> **The data**:
______________________________

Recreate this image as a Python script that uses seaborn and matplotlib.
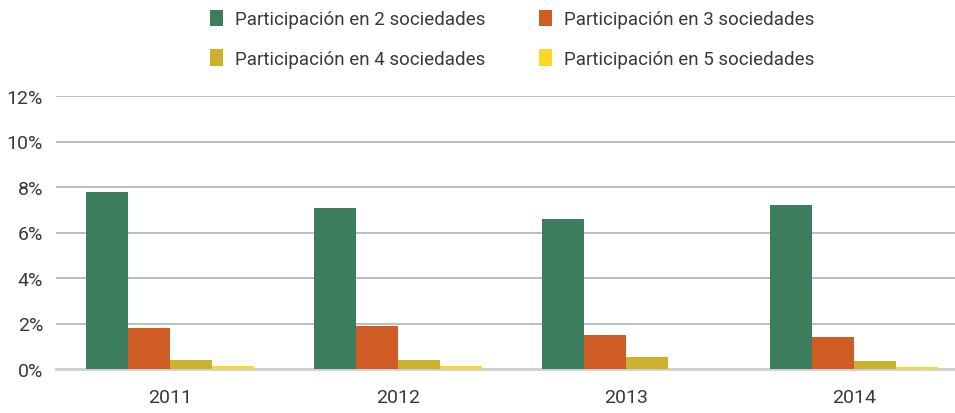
import matplotlib
matplotlib.use("Agg")
import matplotlib.pyplot as plt
from matplotlib.patches import Patch
import seaborn as sns
import pandas as pd

years = ["2011", "2012", "2013", "2014"]
series = ["Participación en 2 sociedades", "Participación en 3 sociedades",
          "Participación en 4 sociedades", "Participación en 5 sociedades"]
part2 = [0.0778, 0.0708, 0.0659, 0.0721]
part3 = [0.0180, 0.0189, 0.0149, 0.0141]
part4 = [0.0040, 0.0040, 0.0053, 0.0035]
part5 = [0.0013, 0.0013, 0.0000, 0.0009]
colors = ["#3B7D5D", "#D05C25", "#CCB22C", "#FDD726"]
yticks = [0, 0.02, 0.04, 0.06, 0.08, 0.10, 0.12]
ytick_labels = ["0%", "2%", "4%", "6%", "8%", "10%", "12%"]

rows = []
for s, vals in zip(series, [part2, part3, part4, part5]):
    for y, v in zip(years, vals):
        rows.append({"year": y, "serie": s, "value": v})
df = pd.DataFrame(rows)

sns.set_theme(style="white")
plt.rcParams["font.family"] = ["Roboto", "DejaVu Sans"]

fig = plt.figure(figsize=(9.55, 4.14), dpi=100)
ax = fig.add_axes([55.5 / 955, 44 / 414, 913 / 955, 273 / 414])

sns.barplot(data=df, x="year", y="value", hue="serie", order=years,
            hue_order=series, palette=colors, width=0.735, saturation=1,
            errorbar=None, ax=ax, legend=False, zorder=3, linewidth=0)

ax.set_ylim(0, 0.12)
ax.set_xlim(-0.5, 3.5)
ax.set_yticks(yticks)
ax.set_yticklabels(ytick_labels)
ax.set_xlabel("")
ax.set_ylabel("")
ax.yaxis.grid(True, color="#b8b8b8", linewidth=1.3, zorder=0)
ax.set_axisbelow(True)
for sp in ["top", "right", "left"]:
    ax.spines[sp].set_visible(False)
ax.spines["bottom"].set_color("#d0d0d0")
ax.spines["bottom"].set_linewidth(2)
ax.spines["bottom"].set_zorder(2)
ax.tick_params(axis="y", length=0, pad=9, labelsize=14, labelcolor="#3a3a3a")
ax.tick_params(axis="x", length=0, pad=14, labelsize=14, labelcolor="#3a3a3a")

# legend filled row-wise: column-major order for ncol=2
order = [0, 2, 1, 3]
handles = [Patch(facecolor=colors[i], edgecolor="none") for i in order]
labels = [series[i] for i in order]
leg = fig.legend(handles, labels, loc="upper center", bbox_to_anchor=(0.536, 1.015),
                 ncol=2, frameon=False, fontsize=13.5, handlelength=0.72,
                 handleheight=1.0, handletextpad=0.62, columnspacing=2.85,
                 labelspacing=1.1)
for t in leg.get_texts():
    t.set_color("#3a3a3a")

fig.savefig("out.png", dpi=100)
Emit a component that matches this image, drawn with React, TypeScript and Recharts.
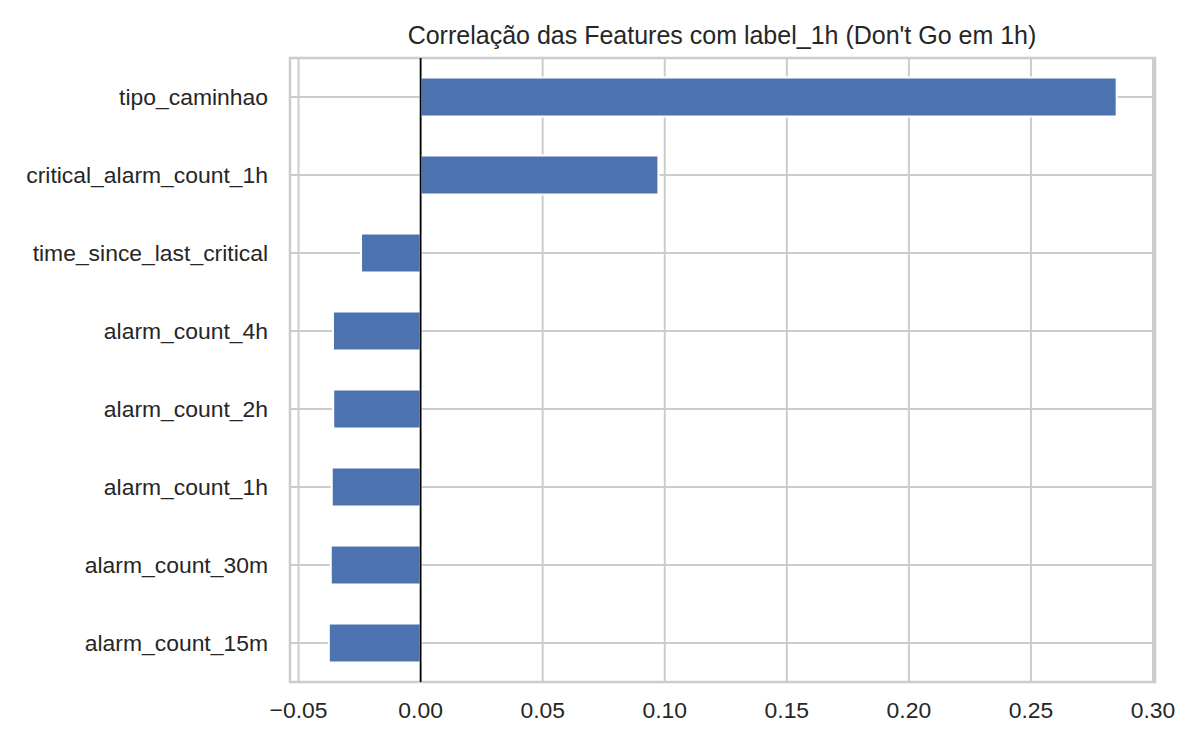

______________________________

> **Exercise**:
Omit the pictures, then repeat exactly each line from the beginning of the listing through the line with "import pandas as pd".

> **Final answer**:
Recreate this image as a Python script that uses seaborn and matplotlib.
import matplotlib
matplotlib.use("Agg")
import matplotlib.pyplot as plt
from matplotlib.patches import Patch
import seaborn as sns
import pandas as pd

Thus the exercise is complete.